# Prove that $\exists x_0, x_1\in (0,1)$, such that $\frac{f'(x_0)}{x_0}+\frac{f'(x_1)}{x_1^2}=5$

Let $f:[0,1]\to\mathbb{R}$ be a differentiable function, such that $f(0)=0$ and $f(1)=1$. Prove that there exist different $x_0, x_1\in (0,1)$, such that $$\frac{f'(x_0)}{x_0}+\frac{f'(x_1)}{x_1^2}=5$$

I have thought of possibly using Cauchy's theorem, so that we would only need to prove that there exist $k, l\in (0,1)$ such that $f(k)=k^2$ and $f(l)=l^3$, but I don't know how to prove these. Any hint?
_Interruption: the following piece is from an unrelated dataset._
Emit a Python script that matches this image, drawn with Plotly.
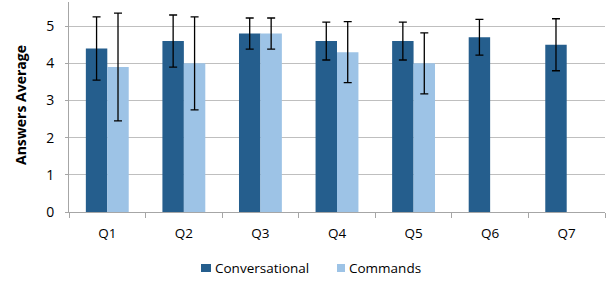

Edit 1: Apparently my thought here is wrong, so any ideas?

• How finding such $k,l$ would help you? $f(k) = k^2$ for some $k$ doesn't neccesarily mean that $f'(k) = 2k$ – Stefan4024 Apr 24 '16 at 18:55
• Interesting question, the only thing you for sure is that $f'(c)=1$ for some $c\in (0,1)$, but I'm not sure how to go from there. – Mathematician 42 Apr 24 '16 at 18:57
• @Stefan4024 Yes, you are right... But then the exercise becomes impossible!!! – Jason Apr 24 '16 at 18:59
• The latter statement is not provable. Think of $f(x)=(x)$, then finding $k$ and $l$ such that $k=k^2$ and $l=l^3$ is not possible on $(0,1)$, and this will be the case for many more $f$'s – konewka Apr 24 '16 at 19:04
• No correct solution here too, right? – Jason May 13 '16 at 9:53

## 1 Answer

Consider the function $g(x) = \frac{1}{3}x^3$. Then as it's differentiable on $(0,1)$ and continuous on $[0,1]$, by Cauchy Mean Value Theorem we have $\exists c \in (0,1)$, s.t.:

$$\frac{f(1) - f(0)}{g(1) - g(0)} = \frac{f'(c)}{g'(c)} \implies \frac{f'(c)}{c^2} = 3$$

Similarly now taking $h(x) = \frac{1}{2}x^2$, by Cauchy Mean Value Theorem $\exists d \in (0,1)$, s.t.:

$$\frac{f(1) - f(0)}{h(1) - h(0)} = \frac{f'(d)}{h'(d)} \implies \frac{f'(d)}{d} = 2$$

Hence the proof.

• How can you show that $c$ and $d$ are different? – Paolo Apr 24 '16 at 19:11
• @Paolo I'm trying to prove but $c=d=\frac 23$ is the only "bad" point. Maybe proving that there exists yet another point such that it satisfies one of the equations. – Stefan4024 Apr 24 '16 at 19:29
• I'm trying to prove that, too. But I don't know how, at the moment... – Paolo Apr 24 '16 at 19:30
• No answer yet ? – Jason Jun 20 '17 at 22:26